Selon Barbara Josef, la volonté de changer, tout comme les lignes directrices et stratégiques doivent venir de la direction de l’entreprise. «Concrètement, l’élaboration des mesures devrait être aussi participative que possible. Ce qui est décisif, c’est que la culture recherchée soit rendue palpable.» Il n’est plus possible d’introduire des nouveautés à l’ancienne, c’est-à-dire de manière «top down». «Si l’objectif est de collaborer de manière plus interdisciplinaire et sur un pied d’égalité, il est judicieux de confier les questions complexes et nouvelles à des groupes de travail composés de collaborateurs-trices de différents domaines», explique Barbara Josef. L’entrepreneuse et consultante en est convaincue: «Le fait que les employé-e-s collaborent à un projet de manière interdisciplinaire, contribue à renforcer le sentiment d’appartenance.»

Publié le: 2.10.2024

Auteur-trice: Daniel Schriber

Infobox

  1. Barbara Josef accompagne les organisations dans leur processus de transformation. Avant de fonder sa société 5-9 AG, elle a travaillé comme responsable de la communication et de l’engagement social à la direction de Microsoft Suisse. Barbara Josef a étudié les sciences économiques et a effectué un doctorat dans le domaine de l’innovation commerciale.

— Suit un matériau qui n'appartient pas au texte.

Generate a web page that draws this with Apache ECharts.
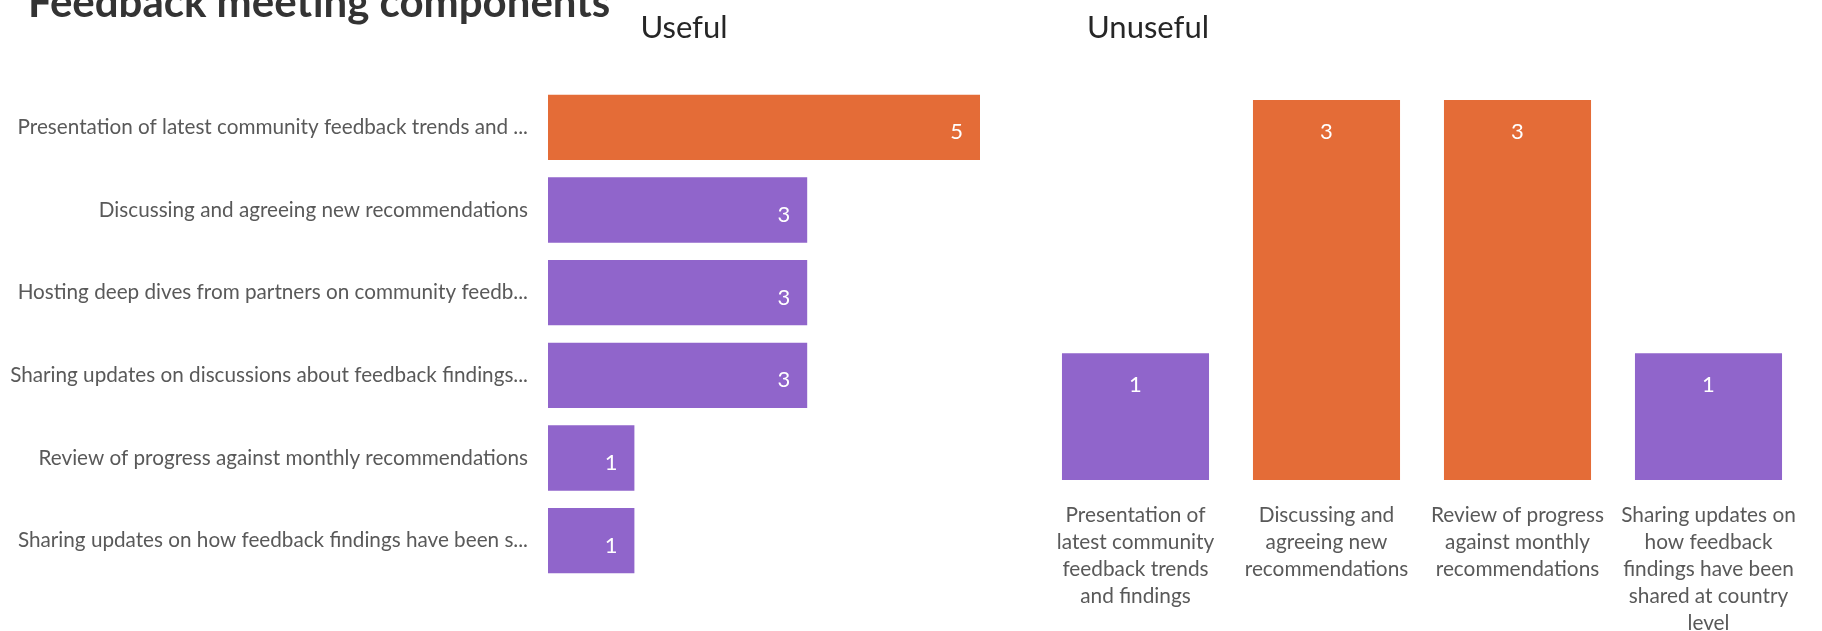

  2. 5-9 AG a été fondée en janvier 2016 par Barbara Josef et Simone Büchi. Son nom fait référence à une idée: les meilleurs projets et les plus grandes étapes d’apprentissage n’émergent pas pendant les heures de bureau («9 to 5»), mais entre ces heures-là («5 to 9»). Basée à Pfäffikon, l’entreprise accompagne les organisations dans leur processus de transformation vers le nouveau monde du travail et vient soutenir leur développement stratégique et managérial.

Conseils pratiques

Comment renforcer le sentiment d’appartenance dans l’environnement professionnel? L’entrepreneuse et fondatrice de la société 5-9 AG, Barbara Josef, fournit ici quelques conseils pratiques et pistes possibles:

  • Une vraie collaboration: abordez les questions nouvelles et complexes dans des groupes de travail intersectoriels et temporaires. Cela renforce à la fois la mise en réseau et l’apprentissage organisationnel.
     
  • Soigner la proximité numérique: utiliser les espaces de travail numériques (p. ex. les plateformes telles que Viva Engage, Beekeeper ou Slack) pour des formats de dialogue informels et le partage asynchrone (c’est-à-dire pas en temps réel) d’idées, de connaissances et d’expériences. 
     
  • Ancrage dans les valeurs: exigez et encouragez systématiquement la contribution individuelle à un collectif fort. Cela commence dès le recrutement (poser des questions ciblées de type: «Qu’attends-tu d’une équipe et que penses-tu pouvoir lui apporter?») et doit également se refléter dans les processus d’évaluation, les systèmes d’incitation et l’estime mutuelle.
     
  • Soigner les relations: dans l’agitation opérationnelle, les relations humaines passent souvent à la trappe. Il est donc important de s’arrêter régulièrement et de façon ciblée pour créer des espaces propices aux échanges, à la réflexion et au renforcement des relations, que ce soit au niveau de l’équipe ou de l’organisation.  
     
  • Renforcer la responsabilité individuelle: à travers une gestion adaptée au contexte plutôt que rigide. Les descriptions de poste et les règles doivent permettre à tous les collaborateurs-trices de comprendre ce que représente leur contribution à la réussite globale et où se situent les synergies avec d’autres domaines.